The wave of new ETFs raises an interesting question. Are some of these new ETFs at risk of becoming orphans? Think about the closed-end fund marketplace. Closed-end funds are to a large degree sold to retail investors at a time when their underlying strategy is in vogue. Once the enthusiasm wanes, and the underwriters withdraw their price support, these funds usually drift to a discount. While ETFs will not trade at a discount they are at risk of becoming orphaned. With so many funds vying for attention and investor dollars investors need to think about their investment in these newer funds.
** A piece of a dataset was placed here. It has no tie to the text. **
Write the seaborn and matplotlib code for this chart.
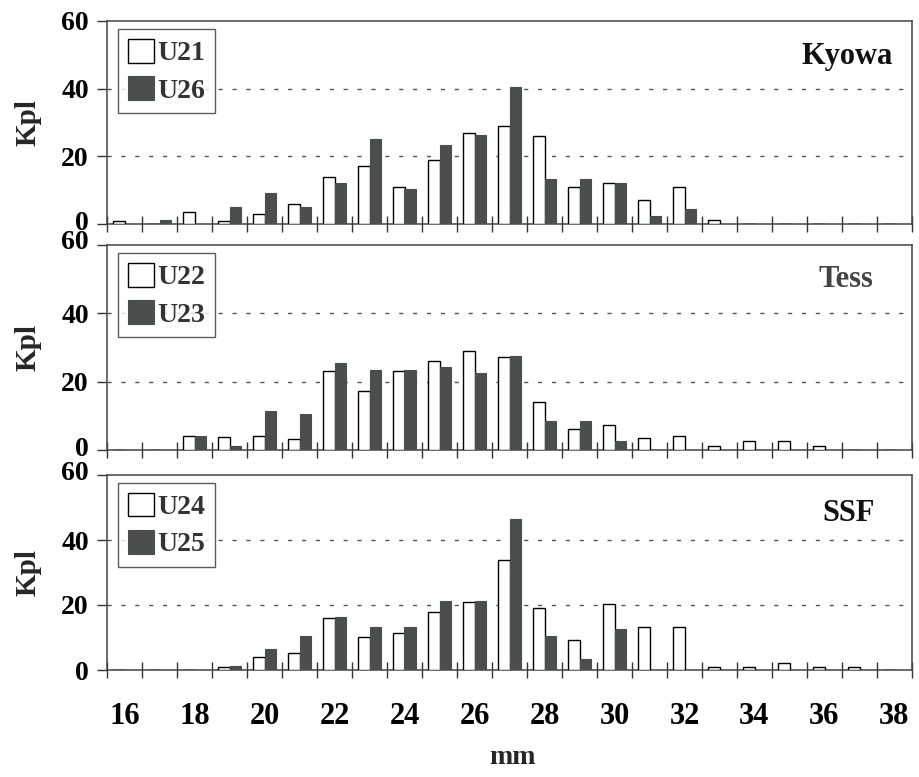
import matplotlib
matplotlib.use("Agg")
import matplotlib.pyplot as plt
import matplotlib.transforms as mtransforms
import seaborn as sns
import pandas as pd

sizes = [16, 17, 18, 19, 20, 21, 22, 23, 24, 25, 26, 27, 28, 29, 30, 31, 32, 33, 34, 35, 36, 37, 38]
x_ticklabels = ["16", "18", "20", "22", "24", "26", "28", "30", "32", "34", "36", "38"]

panel_names = ["Kyowa", "Tess", "SSF"]
series_names = [("U21", "U26"), ("U22", "U23"), ("U24", "U25")]

u21 = [1, 0, 3.6, 1, 2.9, 5.9, 13.8, 17, 10.8, 19, 27, 29, 26, 11, 12.2, 7, 11, 1.2, 0, 0, 0, 0, 0]
u26 = [0, 1.2, 0, 5.1, 9.1, 5.1, 12.2, 25, 10.3, 23.4, 26.3, 40.5, 13.4, 13.4, 12.2, 2.4, 4.3, 0, 0, 0, 0, 0, 0]
u22 = [0, 0, 4.0, 3.9, 4.0, 3.1, 23, 17.2, 23, 26.1, 29, 27.1, 14, 6.2, 7.4, 3.4, 4.2, 1.3, 2.5, 2.5, 1.3, 0, 0]
u23 = [0, 0, 4.1, 1.3, 11.4, 10.6, 25.4, 23.4, 23.4, 24.4, 22.5, 27.4, 8.4, 8.4, 2.5, 0, 0, 0, 0, 0, 0, 0, 0]
u24 = [0, 0, 0, 0.8, 3.9, 5.1, 15.9, 10.1, 11.3, 17.9, 20.8, 33.8, 19, 9.2, 20.2, 13.1, 13.3, 1, 1, 2.2, 1, 1, 0]
u25 = [0, 0, 0, 1.2, 6.4, 10.5, 16.4, 13.3, 13.3, 21.3, 21.3, 46.4, 10.5, 3.3, 12.5, 0, 0, 0, 0, 0, 0, 0, 0]
series_values = [(u21, u26), (u22, u23), (u24, u25)]

y_ticks = [0, 20, 40, 60]

sns.set_theme(style="white")
plt.rcParams['font.family'] = ['Liberation Serif', 'DejaVu Serif']

DARK = "#4a4f4e"
fig = plt.figure(figsize=(9.19, 7.77), dpi=100)
W, H = 919, 777
# axes boxes in pixels: (left, top, right, bottom)
boxes = [(107, 21, 912, 224), (107, 245, 912, 450), (107, 475, 912, 670)]
label_pos = [(0.976, 0.823, "#111111"), (0.952, 0.83, "#444444"), (0.954, 0.805, "#111111")]

for i, (l, t, r, b) in enumerate(boxes):
    ax = fig.add_axes([l / W, 1 - b / H, (r - l) / W, (b - t) / H])
    s1, s2 = series_names[i]
    v1, v2 = series_values[i]
    df = pd.DataFrame({
        "size": [str(s) for s in sizes] * 2,
        "value": list(v1) + list(v2),
        "series": [s1] * len(sizes) + [s2] * len(sizes),
    })
    sns.barplot(data=df, x="size", y="value", hue="series",
                order=[str(s) for s in sizes], hue_order=[s1, s2],
                palette={s1: "white", s2: DARK}, width=0.66, gap=0,
                saturation=1, legend=False, ax=ax, zorder=3)
    for p in ax.containers[0]:
        p.set_edgecolor("black")
        p.set_linewidth(1.0)
    for p in ax.containers[1]:
        p.set_edgecolor(DARK)
        p.set_linewidth(0.8)

    ax.set_xlim(-0.5, len(sizes) - 0.5)
    ax.set_ylim(0, 60)
    ax.set_yticks(y_ticks)
    ax.set_yticklabels([str(v) for v in y_ticks], fontsize=20, fontweight="bold")
    ax.tick_params(axis="y", direction="out", length=7, width=1, pad=6,
                   colors="#333333", labelcolor="black", left=True)
    # nudge the stacked 0 / 60 labels apart a little, as in the reference
    ylabels = ax.get_yticklabels()
    if i < 2:
        ylabels[0].set_transform(ylabels[0].get_transform() +
                                 mtransforms.ScaledTranslation(0, 3 / 100, fig.dpi_scale_trans))
    if i > 0:
        ylabels[-1].set_transform(ylabels[-1].get_transform() +
                                  mtransforms.ScaledTranslation(0, 5 / 100, fig.dpi_scale_trans))
    # boundary ticks
    ax.set_xticks([k - 0.5 for k in range(len(sizes) + 1)])
    ax.set_xticklabels([])
    ax.tick_params(axis="x", which="major", direction="inout", length=12,
                   width=1, colors="#333333", bottom=True)
    if i == 2:
        ax.set_xticks([k for k in range(0, len(sizes), 2)], minor=True)
        ax.set_xticklabels(x_ticklabels, minor=True, fontsize=22, fontweight="bold")
        ax.tick_params(axis="x", which="minor", length=0, pad=23, labelcolor="black")
    ax.set_xlabel("")
    ax.set_ylabel("")
    for y in (20, 40):
        ax.axhline(y, color="#555555", linestyle=(0, (3, 7)), linewidth=1.0, zorder=1)
    for sp in ax.spines.values():
        sp.set_visible(True)
        sp.set_color("#444444")
        sp.set_linewidth(1.1)

    leg = ax.legend(handles=[ax.containers[0][0], ax.containers[1][0]],
                    labels=[s1, s2], loc="upper left",
                    bbox_to_anchor=(0.014, 0.96),
                    prop={"size": 20, "weight": "bold"},
                    frameon=True, fancybox=False, edgecolor="#333333",
                    handlelength=0.95, handleheight=0.95, handletextpad=0.1,
                    labelspacing=0.35, borderpad=0.35, borderaxespad=0.0)
    leg.get_frame().set_linewidth(1.0)
    for txt in leg.get_texts():
        txt.set_color("#333333")

    lx, ly, col = label_pos[i]
    ax.text(lx, ly, panel_names[i], transform=ax.transAxes, ha="right", va="center",
            fontsize=22, fontweight="bold", color=col)

    fig.text(28 / W, 1 - ((t + b) / 2) / H, "Kpl", rotation=90, ha="center", va="center",
             fontsize=21, fontweight="bold")

fig.text(512 / W, 1 - 757 / H, "mm", ha="center", va="center", fontsize=20, fontweight="bold")

fig.savefig("out.png", dpi=100)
An orphaned ETF will be one in which assets are small and not growing. This illiquidity will make them difficult to buy and sell making them even less attractive. Larger ETFs that have moved far beyond this phase are highly liquid and attractive to both traders and investors. If you are a long term investor issues of commissions and bid-ask spreads are less crucial than for shorter term traders, but they are something to keep in mind.

Of course this process would be accelerated by a real bear market. We are by no means predicting such a thing, but the scenario would be pretty clear. A bear market would lead to outflows from both ETFs and open-end mutual funds. If assets were to dwindle to a level where the operation of the fund becomes uneconomic for the sponsor then they may choose to liquidate or merge the orphaned fund.

Since we are not in the forecasting business we do not know what percentage of the newly traded (and planned) ETFs will become orphaned. It may very well be a small percentage, but we are confident that it will not be zero percent. The rapid introduction of narrow, me-too funds increases the risk that some of these funds will become orphaned and eventually closed by their sponsor. Investors need to be cognizant that not every new ETF will turn into the ultra-liquid SPDRs (SPY) or Nasdaq 100 Trust Shares (QQQQ).